Exercise directions
In the entries below, count every line with the word "this". Return only the count.

>>>

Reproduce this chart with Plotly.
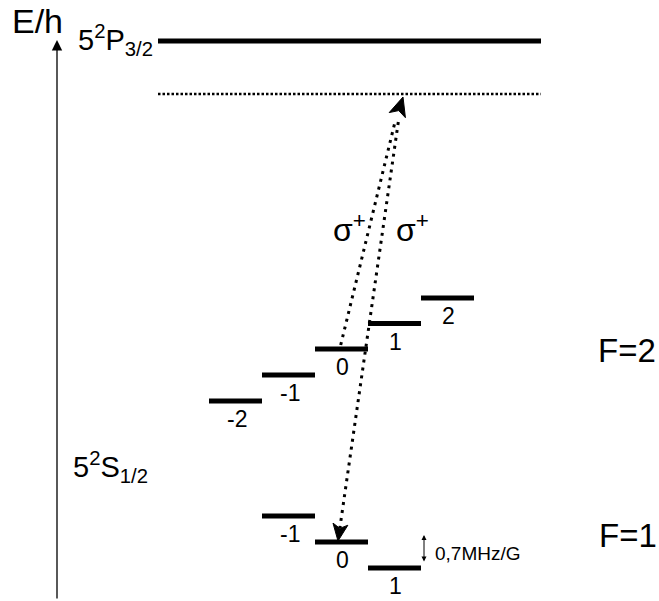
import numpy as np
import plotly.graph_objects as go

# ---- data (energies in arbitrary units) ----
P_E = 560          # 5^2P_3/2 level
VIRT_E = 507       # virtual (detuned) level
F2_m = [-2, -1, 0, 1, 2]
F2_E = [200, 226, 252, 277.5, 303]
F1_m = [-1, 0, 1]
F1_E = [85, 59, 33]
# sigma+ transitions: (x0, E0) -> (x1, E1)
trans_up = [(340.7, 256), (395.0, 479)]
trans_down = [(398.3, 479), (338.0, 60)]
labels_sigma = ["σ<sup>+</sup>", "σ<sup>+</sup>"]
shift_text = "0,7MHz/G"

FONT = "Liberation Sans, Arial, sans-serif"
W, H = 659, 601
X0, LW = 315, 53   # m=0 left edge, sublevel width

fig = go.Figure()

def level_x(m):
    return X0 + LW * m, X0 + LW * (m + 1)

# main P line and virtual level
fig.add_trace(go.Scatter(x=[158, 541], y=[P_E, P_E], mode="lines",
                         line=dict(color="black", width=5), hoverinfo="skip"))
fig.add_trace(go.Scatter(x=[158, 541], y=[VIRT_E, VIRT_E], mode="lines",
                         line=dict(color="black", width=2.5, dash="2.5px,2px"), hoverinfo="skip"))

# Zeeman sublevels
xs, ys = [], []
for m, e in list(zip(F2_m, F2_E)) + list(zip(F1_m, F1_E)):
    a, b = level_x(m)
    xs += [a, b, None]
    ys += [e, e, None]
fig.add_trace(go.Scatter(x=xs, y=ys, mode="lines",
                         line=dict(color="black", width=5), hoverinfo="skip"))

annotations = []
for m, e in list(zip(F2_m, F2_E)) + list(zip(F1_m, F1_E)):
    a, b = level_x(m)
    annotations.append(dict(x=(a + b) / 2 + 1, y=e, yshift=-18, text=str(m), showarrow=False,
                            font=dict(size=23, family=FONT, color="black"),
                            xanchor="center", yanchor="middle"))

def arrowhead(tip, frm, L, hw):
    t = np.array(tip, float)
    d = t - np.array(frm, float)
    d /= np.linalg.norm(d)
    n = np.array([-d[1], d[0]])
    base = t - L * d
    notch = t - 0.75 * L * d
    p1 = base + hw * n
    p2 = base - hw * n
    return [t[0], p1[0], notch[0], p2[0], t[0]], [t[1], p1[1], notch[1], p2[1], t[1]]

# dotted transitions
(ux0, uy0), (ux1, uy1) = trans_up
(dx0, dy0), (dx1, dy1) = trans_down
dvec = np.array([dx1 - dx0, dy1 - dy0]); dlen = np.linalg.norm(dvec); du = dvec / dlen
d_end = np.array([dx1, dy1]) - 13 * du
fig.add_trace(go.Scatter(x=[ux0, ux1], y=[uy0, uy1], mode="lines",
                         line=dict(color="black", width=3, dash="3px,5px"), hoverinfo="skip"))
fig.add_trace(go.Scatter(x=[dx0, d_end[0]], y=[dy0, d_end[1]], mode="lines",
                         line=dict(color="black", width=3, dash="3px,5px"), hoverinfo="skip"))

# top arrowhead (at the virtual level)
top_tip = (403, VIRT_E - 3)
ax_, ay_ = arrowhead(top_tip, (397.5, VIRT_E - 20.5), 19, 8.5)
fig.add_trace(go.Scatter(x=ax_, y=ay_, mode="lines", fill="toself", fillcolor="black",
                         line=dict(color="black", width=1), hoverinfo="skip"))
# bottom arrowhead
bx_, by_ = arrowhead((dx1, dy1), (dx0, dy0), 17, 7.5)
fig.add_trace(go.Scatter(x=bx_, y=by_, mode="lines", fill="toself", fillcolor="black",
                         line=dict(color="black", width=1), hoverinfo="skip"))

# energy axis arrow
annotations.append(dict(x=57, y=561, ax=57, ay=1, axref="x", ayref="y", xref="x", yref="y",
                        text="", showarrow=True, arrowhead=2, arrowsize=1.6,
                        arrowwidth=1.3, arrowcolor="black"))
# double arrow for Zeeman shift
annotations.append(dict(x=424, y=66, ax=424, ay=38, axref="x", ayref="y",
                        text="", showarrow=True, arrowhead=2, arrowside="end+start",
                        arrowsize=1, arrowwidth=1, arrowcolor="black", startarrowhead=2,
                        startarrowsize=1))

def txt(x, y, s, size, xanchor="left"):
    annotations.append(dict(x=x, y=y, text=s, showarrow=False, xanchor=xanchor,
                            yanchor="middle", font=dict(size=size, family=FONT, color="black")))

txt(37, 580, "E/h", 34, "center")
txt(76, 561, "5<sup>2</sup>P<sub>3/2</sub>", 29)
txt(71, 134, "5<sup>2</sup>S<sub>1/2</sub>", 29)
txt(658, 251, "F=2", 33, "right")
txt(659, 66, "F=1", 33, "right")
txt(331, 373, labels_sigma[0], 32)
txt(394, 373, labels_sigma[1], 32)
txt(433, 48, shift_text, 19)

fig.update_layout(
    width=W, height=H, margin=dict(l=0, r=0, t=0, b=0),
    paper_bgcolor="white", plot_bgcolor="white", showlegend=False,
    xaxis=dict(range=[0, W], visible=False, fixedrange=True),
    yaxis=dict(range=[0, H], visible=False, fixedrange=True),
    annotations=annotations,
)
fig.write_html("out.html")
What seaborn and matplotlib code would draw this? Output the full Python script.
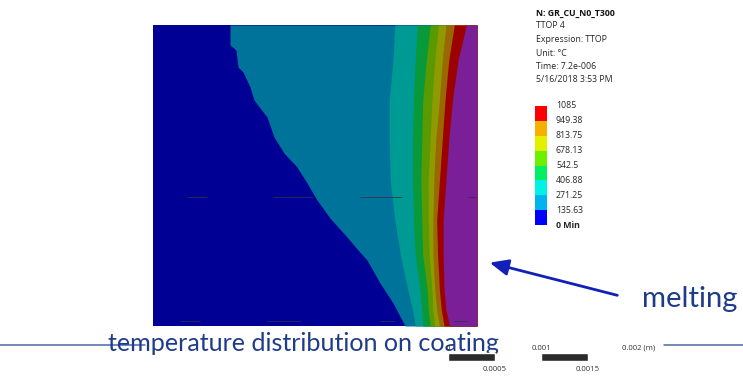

<<<

Task output
2